Meus depoimentos foram ignorados e eu continuei ouvindo que o Ashton Kutcher era um cara bem intencionado que tinha tomado a atitude certa.
Meu amigo me conhece há tempos e nunca viu o Ashton Kutcher na vida. Ainda assim, naquele momento, o ator — um homem com quem ele nunca conviveu — teve mais credibilidade do que eu, uma mulher que ele conhece há tempos e que estava relatando suas experiências pessoais.
Um caso clássico de mansplanning, como diriam por aí.

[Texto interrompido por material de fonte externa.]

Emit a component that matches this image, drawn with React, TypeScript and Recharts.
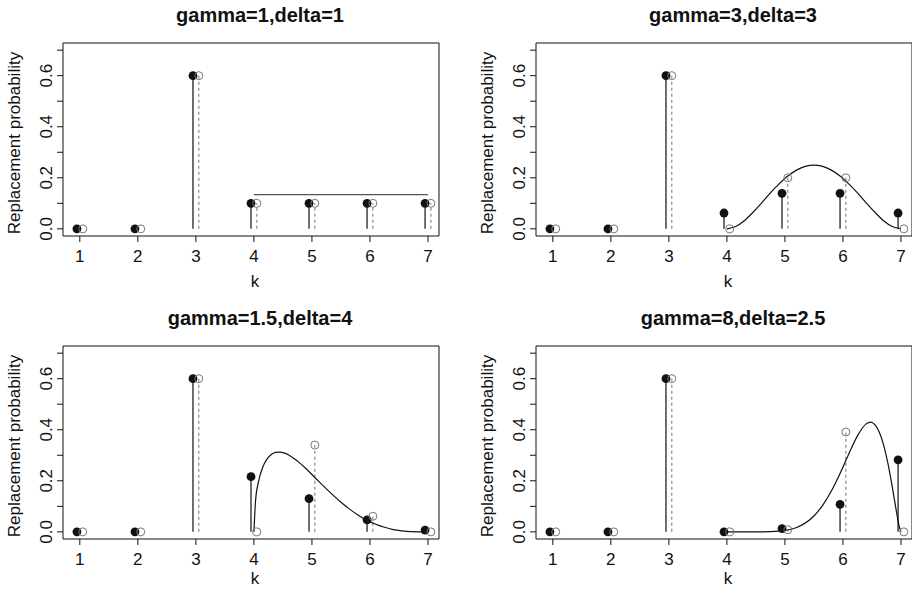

Eu pergunto: tem como discutir igualdade de gênero com alguém que simplesmente não te escuta? Os homens frequentemente reclamam que as mulheres estão loucas e gritando acusações contra eles, mas eles mesmos não conseguem parar de falar para escutar o que as mulheres têm a dizer. E, quando finalmente escutam, em vez de tentarem entender o motivo pelo qual algumas situações são ofensivas para as mulheres, preferem se comportar como quem entende mais do problema do que as próprias mulheres, que realmente vivenciam a questão.
As denúncias de assédio e sexismo no mercado de tecnologia não são uma guerra contra os homens, mas uma guerra contra a cultura do estupro e uma estrutura patriarcal que já não cai bem em 2017.
A participação masculina nesse debate é essencial, mas para terem impacto os homens precisam ser capazes de fazer as perguntas que realmente importam: Como homens podem responsabilizar outros homens por atitudes sexistas? E o que eles podem fazer quando presenciam um colega fazendo comentários sexistas? Como criar real diversidade nas empresas? Quais são as barreiras que estão impedindo as mulheres de conseguirem mais empregos como engenheiras, mais investimentos para suas startups ou serem ouvidas em uma reunião? Por que essas barreiras existem? Qual o papel nos homens em criar essas barreiras?
São essas as reais perguntas que precisam começar a ser debatidas. Todo o resto me parece puro marketing.